======== THE RECORDS

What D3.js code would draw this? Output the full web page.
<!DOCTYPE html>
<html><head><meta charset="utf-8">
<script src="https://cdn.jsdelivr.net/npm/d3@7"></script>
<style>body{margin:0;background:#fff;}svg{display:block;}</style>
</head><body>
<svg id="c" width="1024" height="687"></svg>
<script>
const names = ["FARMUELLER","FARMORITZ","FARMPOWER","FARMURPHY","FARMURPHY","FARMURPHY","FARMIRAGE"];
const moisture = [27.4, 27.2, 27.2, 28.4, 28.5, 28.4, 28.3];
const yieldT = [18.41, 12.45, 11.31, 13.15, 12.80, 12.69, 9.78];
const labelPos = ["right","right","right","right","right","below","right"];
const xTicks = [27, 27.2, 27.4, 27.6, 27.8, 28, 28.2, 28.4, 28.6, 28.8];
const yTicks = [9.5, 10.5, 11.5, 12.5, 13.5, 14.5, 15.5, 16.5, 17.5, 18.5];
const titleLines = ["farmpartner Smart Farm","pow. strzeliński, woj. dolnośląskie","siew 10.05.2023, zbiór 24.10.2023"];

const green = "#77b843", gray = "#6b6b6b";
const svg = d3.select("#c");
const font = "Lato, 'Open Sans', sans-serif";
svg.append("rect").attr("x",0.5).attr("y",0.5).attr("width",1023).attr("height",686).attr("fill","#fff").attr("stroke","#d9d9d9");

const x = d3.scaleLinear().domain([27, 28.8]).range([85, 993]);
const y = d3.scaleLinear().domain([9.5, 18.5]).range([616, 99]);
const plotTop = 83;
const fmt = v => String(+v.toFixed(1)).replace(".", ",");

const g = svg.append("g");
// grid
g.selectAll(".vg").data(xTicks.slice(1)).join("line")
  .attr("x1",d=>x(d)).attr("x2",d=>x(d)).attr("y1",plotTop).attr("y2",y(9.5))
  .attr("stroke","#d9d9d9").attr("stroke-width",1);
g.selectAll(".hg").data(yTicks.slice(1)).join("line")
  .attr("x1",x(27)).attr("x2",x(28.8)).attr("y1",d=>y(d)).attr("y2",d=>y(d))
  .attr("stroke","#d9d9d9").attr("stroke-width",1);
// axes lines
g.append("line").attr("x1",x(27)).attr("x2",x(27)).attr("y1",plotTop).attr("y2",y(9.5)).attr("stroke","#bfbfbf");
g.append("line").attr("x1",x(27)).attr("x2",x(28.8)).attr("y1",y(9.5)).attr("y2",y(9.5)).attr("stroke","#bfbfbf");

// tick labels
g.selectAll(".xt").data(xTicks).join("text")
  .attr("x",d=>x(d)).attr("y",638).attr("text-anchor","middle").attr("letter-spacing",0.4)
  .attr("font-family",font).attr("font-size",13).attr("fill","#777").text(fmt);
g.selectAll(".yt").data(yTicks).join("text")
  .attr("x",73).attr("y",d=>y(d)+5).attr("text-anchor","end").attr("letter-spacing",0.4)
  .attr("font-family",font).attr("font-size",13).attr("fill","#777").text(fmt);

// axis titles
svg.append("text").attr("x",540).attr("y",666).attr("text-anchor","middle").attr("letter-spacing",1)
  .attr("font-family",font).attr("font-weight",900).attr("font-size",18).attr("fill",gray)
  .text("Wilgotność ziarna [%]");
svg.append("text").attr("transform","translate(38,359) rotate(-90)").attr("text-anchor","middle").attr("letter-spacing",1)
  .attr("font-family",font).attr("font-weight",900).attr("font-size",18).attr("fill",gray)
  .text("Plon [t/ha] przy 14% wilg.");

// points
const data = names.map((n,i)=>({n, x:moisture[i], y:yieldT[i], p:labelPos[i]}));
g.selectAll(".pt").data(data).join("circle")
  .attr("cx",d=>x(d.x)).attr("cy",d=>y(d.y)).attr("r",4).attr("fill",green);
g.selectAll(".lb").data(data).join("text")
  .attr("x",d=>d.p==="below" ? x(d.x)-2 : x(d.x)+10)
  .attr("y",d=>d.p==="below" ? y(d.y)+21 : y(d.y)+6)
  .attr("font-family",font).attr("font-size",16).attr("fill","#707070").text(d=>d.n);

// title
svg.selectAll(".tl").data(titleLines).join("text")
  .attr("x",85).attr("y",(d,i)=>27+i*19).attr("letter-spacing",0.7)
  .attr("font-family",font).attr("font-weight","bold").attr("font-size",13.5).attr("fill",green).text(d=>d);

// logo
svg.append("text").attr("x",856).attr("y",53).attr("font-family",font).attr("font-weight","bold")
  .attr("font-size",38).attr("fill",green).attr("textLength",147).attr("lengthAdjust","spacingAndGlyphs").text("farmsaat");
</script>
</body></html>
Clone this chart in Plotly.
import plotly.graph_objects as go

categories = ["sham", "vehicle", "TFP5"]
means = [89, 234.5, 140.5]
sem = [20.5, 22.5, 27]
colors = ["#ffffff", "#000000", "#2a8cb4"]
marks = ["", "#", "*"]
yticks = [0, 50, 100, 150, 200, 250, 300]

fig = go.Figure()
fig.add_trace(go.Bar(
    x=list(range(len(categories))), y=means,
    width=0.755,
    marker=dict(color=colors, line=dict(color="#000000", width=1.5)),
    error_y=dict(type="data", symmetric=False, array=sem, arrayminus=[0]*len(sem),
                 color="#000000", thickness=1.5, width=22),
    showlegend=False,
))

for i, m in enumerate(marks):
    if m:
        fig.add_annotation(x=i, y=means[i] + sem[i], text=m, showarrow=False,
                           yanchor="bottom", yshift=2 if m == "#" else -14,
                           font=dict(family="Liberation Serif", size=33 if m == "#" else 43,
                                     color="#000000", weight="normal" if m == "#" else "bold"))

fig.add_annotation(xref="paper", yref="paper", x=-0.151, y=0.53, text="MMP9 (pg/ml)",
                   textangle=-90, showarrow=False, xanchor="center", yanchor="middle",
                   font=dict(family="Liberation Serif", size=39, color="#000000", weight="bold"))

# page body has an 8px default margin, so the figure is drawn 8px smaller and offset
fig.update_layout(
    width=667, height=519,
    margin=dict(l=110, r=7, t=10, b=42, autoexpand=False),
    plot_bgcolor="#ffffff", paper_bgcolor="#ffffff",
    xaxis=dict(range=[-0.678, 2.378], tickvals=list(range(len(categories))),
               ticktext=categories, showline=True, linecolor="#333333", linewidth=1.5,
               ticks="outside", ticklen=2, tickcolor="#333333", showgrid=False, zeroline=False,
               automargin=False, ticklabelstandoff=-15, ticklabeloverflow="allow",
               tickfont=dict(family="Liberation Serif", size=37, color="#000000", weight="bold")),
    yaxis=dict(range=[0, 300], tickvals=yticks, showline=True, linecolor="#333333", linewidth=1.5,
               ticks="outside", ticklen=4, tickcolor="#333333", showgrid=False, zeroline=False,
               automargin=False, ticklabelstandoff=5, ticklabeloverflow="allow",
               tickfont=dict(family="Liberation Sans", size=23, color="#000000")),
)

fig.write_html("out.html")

================

** REQUIREMENTS **
Reproduce the data, keeping every line exactly the same.

** EXERCISE RESPONSE **
What D3.js code would draw this? Output the full web page.
<!DOCTYPE html>
<html><head><meta charset="utf-8">
<script src="https://cdn.jsdelivr.net/npm/d3@7"></script>
<style>body{margin:0;background:#fff;}svg{display:block;}</style>
</head><body>
<svg id="c" width="1024" height="687"></svg>
<script>
const names = ["FARMUELLER","FARMORITZ","FARMPOWER","FARMURPHY","FARMURPHY","FARMURPHY","FARMIRAGE"];
const moisture = [27.4, 27.2, 27.2, 28.4, 28.5, 28.4, 28.3];
const yieldT = [18.41, 12.45, 11.31, 13.15, 12.80, 12.69, 9.78];
const labelPos = ["right","right","right","right","right","below","right"];
const xTicks = [27, 27.2, 27.4, 27.6, 27.8, 28, 28.2, 28.4, 28.6, 28.8];
const yTicks = [9.5, 10.5, 11.5, 12.5, 13.5, 14.5, 15.5, 16.5, 17.5, 18.5];
const titleLines = ["farmpartner Smart Farm","pow. strzeliński, woj. dolnośląskie","siew 10.05.2023, zbiór 24.10.2023"];

const green = "#77b843", gray = "#6b6b6b";
const svg = d3.select("#c");
const font = "Lato, 'Open Sans', sans-serif";
svg.append("rect").attr("x",0.5).attr("y",0.5).attr("width",1023).attr("height",686).attr("fill","#fff").attr("stroke","#d9d9d9");

const x = d3.scaleLinear().domain([27, 28.8]).range([85, 993]);
const y = d3.scaleLinear().domain([9.5, 18.5]).range([616, 99]);
const plotTop = 83;
const fmt = v => String(+v.toFixed(1)).replace(".", ",");

const g = svg.append("g");
// grid
g.selectAll(".vg").data(xTicks.slice(1)).join("line")
  .attr("x1",d=>x(d)).attr("x2",d=>x(d)).attr("y1",plotTop).attr("y2",y(9.5))
  .attr("stroke","#d9d9d9").attr("stroke-width",1);
g.selectAll(".hg").data(yTicks.slice(1)).join("line")
  .attr("x1",x(27)).attr("x2",x(28.8)).attr("y1",d=>y(d)).attr("y2",d=>y(d))
  .attr("stroke","#d9d9d9").attr("stroke-width",1);
// axes lines
g.append("line").attr("x1",x(27)).attr("x2",x(27)).attr("y1",plotTop).attr("y2",y(9.5)).attr("stroke","#bfbfbf");
g.append("line").attr("x1",x(27)).attr("x2",x(28.8)).attr("y1",y(9.5)).attr("y2",y(9.5)).attr("stroke","#bfbfbf");

// tick labels
g.selectAll(".xt").data(xTicks).join("text")
  .attr("x",d=>x(d)).attr("y",638).attr("text-anchor","middle").attr("letter-spacing",0.4)
  .attr("font-family",font).attr("font-size",13).attr("fill","#777").text(fmt);
g.selectAll(".yt").data(yTicks).join("text")
  .attr("x",73).attr("y",d=>y(d)+5).attr("text-anchor","end").attr("letter-spacing",0.4)
  .attr("font-family",font).attr("font-size",13).attr("fill","#777").text(fmt);

// axis titles
svg.append("text").attr("x",540).attr("y",666).attr("text-anchor","middle").attr("letter-spacing",1)
  .attr("font-family",font).attr("font-weight",900).attr("font-size",18).attr("fill",gray)
  .text("Wilgotność ziarna [%]");
svg.append("text").attr("transform","translate(38,359) rotate(-90)").attr("text-anchor","middle").attr("letter-spacing",1)
  .attr("font-family",font).attr("font-weight",900).attr("font-size",18).attr("fill",gray)
  .text("Plon [t/ha] przy 14% wilg.");

// points
const data = names.map((n,i)=>({n, x:moisture[i], y:yieldT[i], p:labelPos[i]}));
g.selectAll(".pt").data(data).join("circle")
  .attr("cx",d=>x(d.x)).attr("cy",d=>y(d.y)).attr("r",4).attr("fill",green);
g.selectAll(".lb").data(data).join("text")
  .attr("x",d=>d.p==="below" ? x(d.x)-2 : x(d.x)+10)
  .attr("y",d=>d.p==="below" ? y(d.y)+21 : y(d.y)+6)
  .attr("font-family",font).attr("font-size",16).attr("fill","#707070").text(d=>d.n);

// title
svg.selectAll(".tl").data(titleLines).join("text")
  .attr("x",85).attr("y",(d,i)=>27+i*19).attr("letter-spacing",0.7)
  .attr("font-family",font).attr("font-weight","bold").attr("font-size",13.5).attr("fill",green).text(d=>d);

// logo
svg.append("text").attr("x",856).attr("y",53).attr("font-family",font).attr("font-weight","bold")
  .attr("font-size",38).attr("fill",green).attr("textLength",147).attr("lengthAdjust","spacingAndGlyphs").text("farmsaat");
</script>
</body></html>
Clone this chart in Plotly.
import plotly.graph_objects as go

categories = ["sham", "vehicle", "TFP5"]
means = [89, 234.5, 140.5]
sem = [20.5, 22.5, 27]
colors = ["#ffffff", "#000000", "#2a8cb4"]
marks = ["", "#", "*"]
yticks = [0, 50, 100, 150, 200, 250, 300]

fig = go.Figure()
fig.add_trace(go.Bar(
    x=list(range(len(categories))), y=means,
    width=0.755,
    marker=dict(color=colors, line=dict(color="#000000", width=1.5)),
    error_y=dict(type="data", symmetric=False, array=sem, arrayminus=[0]*len(sem),
                 color="#000000", thickness=1.5, width=22),
    showlegend=False,
))

for i, m in enumerate(marks):
    if m:
        fig.add_annotation(x=i, y=means[i] + sem[i], text=m, showarrow=False,
                           yanchor="bottom", yshift=2 if m == "#" else -14,
                           font=dict(family="Liberation Serif", size=33 if m == "#" else 43,
                                     color="#000000", weight="normal" if m == "#" else "bold"))

fig.add_annotation(xref="paper", yref="paper", x=-0.151, y=0.53, text="MMP9 (pg/ml)",
                   textangle=-90, showarrow=False, xanchor="center", yanchor="middle",
                   font=dict(family="Liberation Serif", size=39, color="#000000", weight="bold"))

# page body has an 8px default margin, so the figure is drawn 8px smaller and offset
fig.update_layout(
    width=667, height=519,
    margin=dict(l=110, r=7, t=10, b=42, autoexpand=False),
    plot_bgcolor="#ffffff", paper_bgcolor="#ffffff",
    xaxis=dict(range=[-0.678, 2.378], tickvals=list(range(len(categories))),
               ticktext=categories, showline=True, linecolor="#333333", linewidth=1.5,
               ticks="outside", ticklen=2, tickcolor="#333333", showgrid=False, zeroline=False,
               automargin=False, ticklabelstandoff=-15, ticklabeloverflow="allow",
               tickfont=dict(family="Liberation Serif", size=37, color="#000000", weight="bold")),
    yaxis=dict(range=[0, 300], tickvals=yticks, showline=True, linecolor="#333333", linewidth=1.5,
               ticks="outside", ticklen=4, tickcolor="#333333", showgrid=False, zeroline=False,
               automargin=False, ticklabelstandoff=5, ticklabeloverflow="allow",
               tickfont=dict(family="Liberation Sans", size=23, color="#000000")),
)

fig.write_html("out.html")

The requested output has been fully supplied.